▸ Task statement
Starting with the first line of the data that follows, transcribe every line verbatim until the line containing "import pandas as pd" has been transcribed.

## Begin

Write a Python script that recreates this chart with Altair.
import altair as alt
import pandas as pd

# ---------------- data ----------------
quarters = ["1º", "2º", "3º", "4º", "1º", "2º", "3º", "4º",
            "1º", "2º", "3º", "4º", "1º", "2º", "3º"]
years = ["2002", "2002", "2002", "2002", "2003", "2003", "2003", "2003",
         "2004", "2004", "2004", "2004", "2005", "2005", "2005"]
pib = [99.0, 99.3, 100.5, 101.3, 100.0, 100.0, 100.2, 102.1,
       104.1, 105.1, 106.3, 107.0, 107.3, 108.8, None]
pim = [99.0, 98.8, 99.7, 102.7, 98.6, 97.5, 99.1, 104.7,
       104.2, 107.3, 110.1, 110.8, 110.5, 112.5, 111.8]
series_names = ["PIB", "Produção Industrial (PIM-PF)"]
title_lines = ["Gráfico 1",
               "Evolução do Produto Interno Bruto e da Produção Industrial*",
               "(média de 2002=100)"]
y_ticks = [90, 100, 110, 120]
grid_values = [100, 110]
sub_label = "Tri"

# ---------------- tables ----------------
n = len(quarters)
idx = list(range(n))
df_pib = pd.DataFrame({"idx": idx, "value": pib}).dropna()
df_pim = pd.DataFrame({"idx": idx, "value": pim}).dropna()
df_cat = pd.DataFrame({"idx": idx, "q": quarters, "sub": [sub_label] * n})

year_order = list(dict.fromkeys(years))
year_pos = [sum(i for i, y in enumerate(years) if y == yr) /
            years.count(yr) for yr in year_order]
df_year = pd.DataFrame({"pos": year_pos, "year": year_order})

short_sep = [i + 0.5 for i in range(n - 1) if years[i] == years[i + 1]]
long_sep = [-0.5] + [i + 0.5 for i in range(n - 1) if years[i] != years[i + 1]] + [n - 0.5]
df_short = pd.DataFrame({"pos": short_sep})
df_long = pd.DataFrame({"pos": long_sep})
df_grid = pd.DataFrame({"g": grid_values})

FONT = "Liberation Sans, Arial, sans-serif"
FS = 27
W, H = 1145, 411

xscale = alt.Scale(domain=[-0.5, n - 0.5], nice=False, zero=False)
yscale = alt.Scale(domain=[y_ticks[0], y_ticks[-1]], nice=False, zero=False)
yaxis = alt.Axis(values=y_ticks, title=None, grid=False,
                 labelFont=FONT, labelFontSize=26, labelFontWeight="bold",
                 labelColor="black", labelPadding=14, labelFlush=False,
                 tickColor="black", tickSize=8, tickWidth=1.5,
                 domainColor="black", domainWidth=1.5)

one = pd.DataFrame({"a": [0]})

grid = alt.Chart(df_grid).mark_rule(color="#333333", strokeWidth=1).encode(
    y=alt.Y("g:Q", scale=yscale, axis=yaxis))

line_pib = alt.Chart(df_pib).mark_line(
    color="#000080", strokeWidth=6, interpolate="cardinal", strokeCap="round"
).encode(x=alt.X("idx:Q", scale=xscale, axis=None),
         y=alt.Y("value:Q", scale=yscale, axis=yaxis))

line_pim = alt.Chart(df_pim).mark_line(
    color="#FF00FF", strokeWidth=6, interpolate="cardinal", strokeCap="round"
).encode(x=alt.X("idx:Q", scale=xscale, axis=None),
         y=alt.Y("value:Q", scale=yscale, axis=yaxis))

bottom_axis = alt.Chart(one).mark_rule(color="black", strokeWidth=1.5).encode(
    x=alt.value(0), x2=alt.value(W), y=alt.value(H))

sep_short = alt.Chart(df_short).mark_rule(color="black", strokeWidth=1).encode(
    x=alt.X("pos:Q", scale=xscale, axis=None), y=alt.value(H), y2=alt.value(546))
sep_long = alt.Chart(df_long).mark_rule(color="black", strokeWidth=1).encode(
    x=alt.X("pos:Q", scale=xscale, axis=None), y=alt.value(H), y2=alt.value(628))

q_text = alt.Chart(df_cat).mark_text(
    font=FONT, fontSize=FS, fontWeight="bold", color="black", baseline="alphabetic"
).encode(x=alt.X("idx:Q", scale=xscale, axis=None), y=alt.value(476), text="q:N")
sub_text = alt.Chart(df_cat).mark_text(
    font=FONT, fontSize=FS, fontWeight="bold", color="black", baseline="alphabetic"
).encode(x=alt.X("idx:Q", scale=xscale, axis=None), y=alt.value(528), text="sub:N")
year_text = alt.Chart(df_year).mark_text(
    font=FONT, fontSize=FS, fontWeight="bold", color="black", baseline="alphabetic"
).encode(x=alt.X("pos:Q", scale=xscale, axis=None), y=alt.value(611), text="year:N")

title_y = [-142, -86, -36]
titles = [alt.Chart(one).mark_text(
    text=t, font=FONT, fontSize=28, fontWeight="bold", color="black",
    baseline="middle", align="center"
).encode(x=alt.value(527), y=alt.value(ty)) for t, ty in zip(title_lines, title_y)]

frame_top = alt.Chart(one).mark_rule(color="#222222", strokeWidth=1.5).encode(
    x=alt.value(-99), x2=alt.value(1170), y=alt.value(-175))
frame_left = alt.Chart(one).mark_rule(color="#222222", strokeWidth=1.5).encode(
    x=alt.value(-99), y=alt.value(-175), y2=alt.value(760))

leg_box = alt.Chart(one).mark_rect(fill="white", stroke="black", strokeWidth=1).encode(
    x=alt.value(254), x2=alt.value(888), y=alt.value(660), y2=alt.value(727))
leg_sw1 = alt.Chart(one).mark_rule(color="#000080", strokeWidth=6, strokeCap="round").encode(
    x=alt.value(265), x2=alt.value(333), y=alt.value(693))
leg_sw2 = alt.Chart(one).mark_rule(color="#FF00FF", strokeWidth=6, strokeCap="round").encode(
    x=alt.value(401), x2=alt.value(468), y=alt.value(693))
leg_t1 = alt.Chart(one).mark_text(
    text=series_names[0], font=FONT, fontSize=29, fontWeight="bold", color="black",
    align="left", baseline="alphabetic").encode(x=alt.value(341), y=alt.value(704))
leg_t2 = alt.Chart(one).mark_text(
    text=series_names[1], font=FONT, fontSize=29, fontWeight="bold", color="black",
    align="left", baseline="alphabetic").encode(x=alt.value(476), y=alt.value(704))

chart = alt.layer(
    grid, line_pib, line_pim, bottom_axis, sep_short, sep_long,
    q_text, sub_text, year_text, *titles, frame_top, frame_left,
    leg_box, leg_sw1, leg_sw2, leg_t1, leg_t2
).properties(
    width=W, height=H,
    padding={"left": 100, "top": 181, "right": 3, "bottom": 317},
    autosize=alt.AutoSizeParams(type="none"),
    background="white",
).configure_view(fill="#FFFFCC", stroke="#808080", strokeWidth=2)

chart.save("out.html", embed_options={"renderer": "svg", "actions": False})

## End

▸ Answer
Write a Python script that recreates this chart with Altair.
import altair as alt
import pandas as pd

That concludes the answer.